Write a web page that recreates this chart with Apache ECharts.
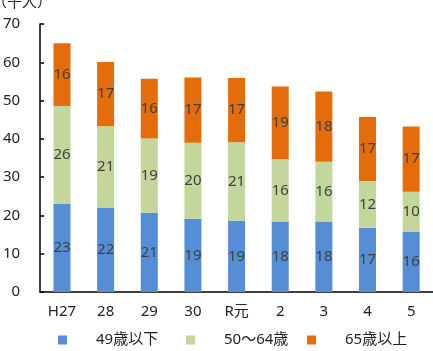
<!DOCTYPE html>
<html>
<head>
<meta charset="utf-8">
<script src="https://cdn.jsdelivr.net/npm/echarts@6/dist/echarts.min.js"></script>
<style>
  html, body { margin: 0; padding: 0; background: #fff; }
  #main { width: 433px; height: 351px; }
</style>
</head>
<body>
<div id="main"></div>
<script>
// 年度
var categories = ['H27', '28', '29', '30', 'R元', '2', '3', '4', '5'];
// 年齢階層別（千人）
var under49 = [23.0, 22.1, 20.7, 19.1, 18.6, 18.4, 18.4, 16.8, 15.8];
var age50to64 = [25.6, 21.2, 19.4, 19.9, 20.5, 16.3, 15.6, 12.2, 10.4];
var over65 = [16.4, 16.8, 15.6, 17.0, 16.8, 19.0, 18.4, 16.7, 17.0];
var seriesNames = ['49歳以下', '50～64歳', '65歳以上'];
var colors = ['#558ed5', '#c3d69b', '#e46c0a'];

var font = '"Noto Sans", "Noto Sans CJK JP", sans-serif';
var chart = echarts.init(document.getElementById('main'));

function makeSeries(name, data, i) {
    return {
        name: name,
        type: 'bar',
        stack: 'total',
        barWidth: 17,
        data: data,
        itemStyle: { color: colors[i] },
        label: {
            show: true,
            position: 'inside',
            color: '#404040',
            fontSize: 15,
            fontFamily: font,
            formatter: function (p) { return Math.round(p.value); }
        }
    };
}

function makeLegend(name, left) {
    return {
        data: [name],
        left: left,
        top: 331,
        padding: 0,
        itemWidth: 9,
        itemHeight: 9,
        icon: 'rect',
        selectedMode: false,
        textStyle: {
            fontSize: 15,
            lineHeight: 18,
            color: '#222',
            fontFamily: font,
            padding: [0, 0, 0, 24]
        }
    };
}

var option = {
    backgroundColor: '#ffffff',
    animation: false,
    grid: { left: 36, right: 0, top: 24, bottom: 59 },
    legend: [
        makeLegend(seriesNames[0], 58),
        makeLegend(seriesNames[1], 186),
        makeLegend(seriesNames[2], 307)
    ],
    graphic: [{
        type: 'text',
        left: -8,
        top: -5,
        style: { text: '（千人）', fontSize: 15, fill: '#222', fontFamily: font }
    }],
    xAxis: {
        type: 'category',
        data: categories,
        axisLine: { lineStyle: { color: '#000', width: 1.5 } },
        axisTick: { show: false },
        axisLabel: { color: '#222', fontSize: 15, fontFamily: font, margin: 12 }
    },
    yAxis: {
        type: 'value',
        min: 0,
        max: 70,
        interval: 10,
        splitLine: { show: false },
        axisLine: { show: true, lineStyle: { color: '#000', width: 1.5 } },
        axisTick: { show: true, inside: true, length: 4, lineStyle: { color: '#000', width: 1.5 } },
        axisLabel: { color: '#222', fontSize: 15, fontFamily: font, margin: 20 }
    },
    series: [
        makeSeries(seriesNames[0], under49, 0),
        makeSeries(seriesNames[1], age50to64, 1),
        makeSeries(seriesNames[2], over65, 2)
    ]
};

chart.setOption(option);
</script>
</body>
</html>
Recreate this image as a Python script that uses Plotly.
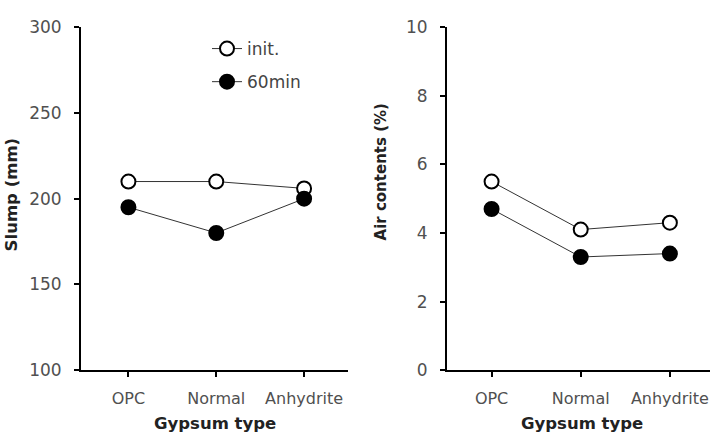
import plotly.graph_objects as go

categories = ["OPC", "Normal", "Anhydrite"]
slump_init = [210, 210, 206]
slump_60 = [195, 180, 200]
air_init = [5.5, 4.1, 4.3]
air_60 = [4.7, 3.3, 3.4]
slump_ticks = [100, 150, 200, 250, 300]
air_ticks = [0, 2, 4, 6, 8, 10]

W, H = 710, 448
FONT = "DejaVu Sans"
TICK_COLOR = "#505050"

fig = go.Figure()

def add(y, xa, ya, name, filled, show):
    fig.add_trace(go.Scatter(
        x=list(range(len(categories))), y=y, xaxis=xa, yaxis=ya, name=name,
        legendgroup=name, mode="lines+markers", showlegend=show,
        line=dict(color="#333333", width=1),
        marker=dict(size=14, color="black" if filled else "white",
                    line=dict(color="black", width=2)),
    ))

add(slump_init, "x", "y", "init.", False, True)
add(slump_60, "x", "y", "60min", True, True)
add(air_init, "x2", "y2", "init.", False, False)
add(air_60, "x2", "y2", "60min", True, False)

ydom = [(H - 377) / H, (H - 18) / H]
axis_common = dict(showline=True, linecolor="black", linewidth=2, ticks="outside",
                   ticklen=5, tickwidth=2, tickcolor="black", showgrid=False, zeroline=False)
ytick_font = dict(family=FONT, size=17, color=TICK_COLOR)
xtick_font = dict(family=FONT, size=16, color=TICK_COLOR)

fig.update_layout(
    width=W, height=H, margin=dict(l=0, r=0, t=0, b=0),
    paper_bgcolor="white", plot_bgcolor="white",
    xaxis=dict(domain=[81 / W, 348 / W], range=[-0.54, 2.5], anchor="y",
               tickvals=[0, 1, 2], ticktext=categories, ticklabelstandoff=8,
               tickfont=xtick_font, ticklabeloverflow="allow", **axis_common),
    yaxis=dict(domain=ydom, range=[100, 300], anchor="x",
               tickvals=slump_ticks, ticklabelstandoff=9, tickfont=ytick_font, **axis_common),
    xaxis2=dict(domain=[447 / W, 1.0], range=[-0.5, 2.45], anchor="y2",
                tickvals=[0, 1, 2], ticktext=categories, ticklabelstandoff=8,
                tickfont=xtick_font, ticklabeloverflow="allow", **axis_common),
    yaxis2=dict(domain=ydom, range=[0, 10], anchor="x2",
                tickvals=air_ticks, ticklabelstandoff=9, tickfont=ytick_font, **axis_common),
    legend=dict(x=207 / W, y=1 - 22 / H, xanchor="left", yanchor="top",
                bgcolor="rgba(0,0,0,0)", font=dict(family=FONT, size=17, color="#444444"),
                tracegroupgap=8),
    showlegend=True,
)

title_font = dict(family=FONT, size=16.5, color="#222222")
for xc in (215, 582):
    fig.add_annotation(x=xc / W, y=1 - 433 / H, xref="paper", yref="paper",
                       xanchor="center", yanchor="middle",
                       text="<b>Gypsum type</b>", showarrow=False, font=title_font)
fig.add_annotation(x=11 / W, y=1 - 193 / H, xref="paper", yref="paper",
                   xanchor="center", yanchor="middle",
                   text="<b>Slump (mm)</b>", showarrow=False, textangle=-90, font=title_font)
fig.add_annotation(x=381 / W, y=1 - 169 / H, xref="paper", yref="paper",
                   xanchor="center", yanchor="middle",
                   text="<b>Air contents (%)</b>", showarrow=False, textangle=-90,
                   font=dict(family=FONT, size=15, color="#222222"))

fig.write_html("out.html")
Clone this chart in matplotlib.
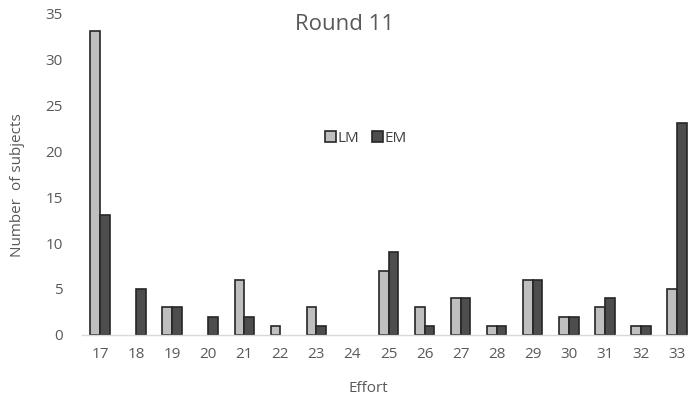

----------------------------------------

- Your goal
Copy the records exactly as they appear, excluding images.

- Finished exercise
Write a web page that recreates this chart with Apache ECharts.
<!DOCTYPE html>
<html>
<head>
<meta charset="utf-8">
<script src="https://cdn.jsdelivr.net/npm/echarts@6/dist/echarts.min.js"></script>
<style>
  html, body { margin: 0; padding: 0; background: #fff; }
  #main { width: 433px; height: 351px; }
</style>
</head>
<body>
<div id="main"></div>
<script>
// 年度
var categories = ['H27', '28', '29', '30', 'R元', '2', '3', '4', '5'];
// 年齢階層別（千人）
var under49 = [23.0, 22.1, 20.7, 19.1, 18.6, 18.4, 18.4, 16.8, 15.8];
var age50to64 = [25.6, 21.2, 19.4, 19.9, 20.5, 16.3, 15.6, 12.2, 10.4];
var over65 = [16.4, 16.8, 15.6, 17.0, 16.8, 19.0, 18.4, 16.7, 17.0];
var seriesNames = ['49歳以下', '50～64歳', '65歳以上'];
var colors = ['#558ed5', '#c3d69b', '#e46c0a'];

var font = '"Noto Sans", "Noto Sans CJK JP", sans-serif';
var chart = echarts.init(document.getElementById('main'));

function makeSeries(name, data, i) {
    return {
        name: name,
        type: 'bar',
        stack: 'total',
        barWidth: 17,
        data: data,
        itemStyle: { color: colors[i] },
        label: {
            show: true,
            position: 'inside',
            color: '#404040',
            fontSize: 15,
            fontFamily: font,
            formatter: function (p) { return Math.round(p.value); }
        }
    };
}

function makeLegend(name, left) {
    return {
        data: [name],
        left: left,
        top: 331,
        padding: 0,
        itemWidth: 9,
        itemHeight: 9,
        icon: 'rect',
        selectedMode: false,
        textStyle: {
            fontSize: 15,
            lineHeight: 18,
            color: '#222',
            fontFamily: font,
            padding: [0, 0, 0, 24]
        }
    };
}

var option = {
    backgroundColor: '#ffffff',
    animation: false,
    grid: { left: 36, right: 0, top: 24, bottom: 59 },
    legend: [
        makeLegend(seriesNames[0], 58),
        makeLegend(seriesNames[1], 186),
        makeLegend(seriesNames[2], 307)
    ],
    graphic: [{
        type: 'text',
        left: -8,
        top: -5,
        style: { text: '（千人）', fontSize: 15, fill: '#222', fontFamily: font }
    }],
    xAxis: {
        type: 'category',
        data: categories,
        axisLine: { lineStyle: { color: '#000', width: 1.5 } },
        axisTick: { show: false },
        axisLabel: { color: '#222', fontSize: 15, fontFamily: font, margin: 12 }
    },
    yAxis: {
        type: 'value',
        min: 0,
        max: 70,
        interval: 10,
        splitLine: { show: false },
        axisLine: { show: true, lineStyle: { color: '#000', width: 1.5 } },
        axisTick: { show: true, inside: true, length: 4, lineStyle: { color: '#000', width: 1.5 } },
        axisLabel: { color: '#222', fontSize: 15, fontFamily: font, margin: 20 }
    },
    series: [
        makeSeries(seriesNames[0], under49, 0),
        makeSeries(seriesNames[1], age50to64, 1),
        makeSeries(seriesNames[2], over65, 2)
    ]
};

chart.setOption(option);
</script>
</body>
</html>
Recreate this image as a Python script that uses Plotly.
import plotly.graph_objects as go

categories = ["OPC", "Normal", "Anhydrite"]
slump_init = [210, 210, 206]
slump_60 = [195, 180, 200]
air_init = [5.5, 4.1, 4.3]
air_60 = [4.7, 3.3, 3.4]
slump_ticks = [100, 150, 200, 250, 300]
air_ticks = [0, 2, 4, 6, 8, 10]

W, H = 710, 448
FONT = "DejaVu Sans"
TICK_COLOR = "#505050"

fig = go.Figure()

def add(y, xa, ya, name, filled, show):
    fig.add_trace(go.Scatter(
        x=list(range(len(categories))), y=y, xaxis=xa, yaxis=ya, name=name,
        legendgroup=name, mode="lines+markers", showlegend=show,
        line=dict(color="#333333", width=1),
        marker=dict(size=14, color="black" if filled else "white",
                    line=dict(color="black", width=2)),
    ))

add(slump_init, "x", "y", "init.", False, True)
add(slump_60, "x", "y", "60min", True, True)
add(air_init, "x2", "y2", "init.", False, False)
add(air_60, "x2", "y2", "60min", True, False)

ydom = [(H - 377) / H, (H - 18) / H]
axis_common = dict(showline=True, linecolor="black", linewidth=2, ticks="outside",
                   ticklen=5, tickwidth=2, tickcolor="black", showgrid=False, zeroline=False)
ytick_font = dict(family=FONT, size=17, color=TICK_COLOR)
xtick_font = dict(family=FONT, size=16, color=TICK_COLOR)

fig.update_layout(
    width=W, height=H, margin=dict(l=0, r=0, t=0, b=0),
    paper_bgcolor="white", plot_bgcolor="white",
    xaxis=dict(domain=[81 / W, 348 / W], range=[-0.54, 2.5], anchor="y",
               tickvals=[0, 1, 2], ticktext=categories, ticklabelstandoff=8,
               tickfont=xtick_font, ticklabeloverflow="allow", **axis_common),
    yaxis=dict(domain=ydom, range=[100, 300], anchor="x",
               tickvals=slump_ticks, ticklabelstandoff=9, tickfont=ytick_font, **axis_common),
    xaxis2=dict(domain=[447 / W, 1.0], range=[-0.5, 2.45], anchor="y2",
                tickvals=[0, 1, 2], ticktext=categories, ticklabelstandoff=8,
                tickfont=xtick_font, ticklabeloverflow="allow", **axis_common),
    yaxis2=dict(domain=ydom, range=[0, 10], anchor="x2",
                tickvals=air_ticks, ticklabelstandoff=9, tickfont=ytick_font, **axis_common),
    legend=dict(x=207 / W, y=1 - 22 / H, xanchor="left", yanchor="top",
                bgcolor="rgba(0,0,0,0)", font=dict(family=FONT, size=17, color="#444444"),
                tracegroupgap=8),
    showlegend=True,
)

title_font = dict(family=FONT, size=16.5, color="#222222")
for xc in (215, 582):
    fig.add_annotation(x=xc / W, y=1 - 433 / H, xref="paper", yref="paper",
                       xanchor="center", yanchor="middle",
                       text="<b>Gypsum type</b>", showarrow=False, font=title_font)
fig.add_annotation(x=11 / W, y=1 - 193 / H, xref="paper", yref="paper",
                   xanchor="center", yanchor="middle",
                   text="<b>Slump (mm)</b>", showarrow=False, textangle=-90, font=title_font)
fig.add_annotation(x=381 / W, y=1 - 169 / H, xref="paper", yref="paper",
                   xanchor="center", yanchor="middle",
                   text="<b>Air contents (%)</b>", showarrow=False, textangle=-90,
                   font=dict(family=FONT, size=15, color="#222222"))

fig.write_html("out.html")
Clone this chart in matplotlib.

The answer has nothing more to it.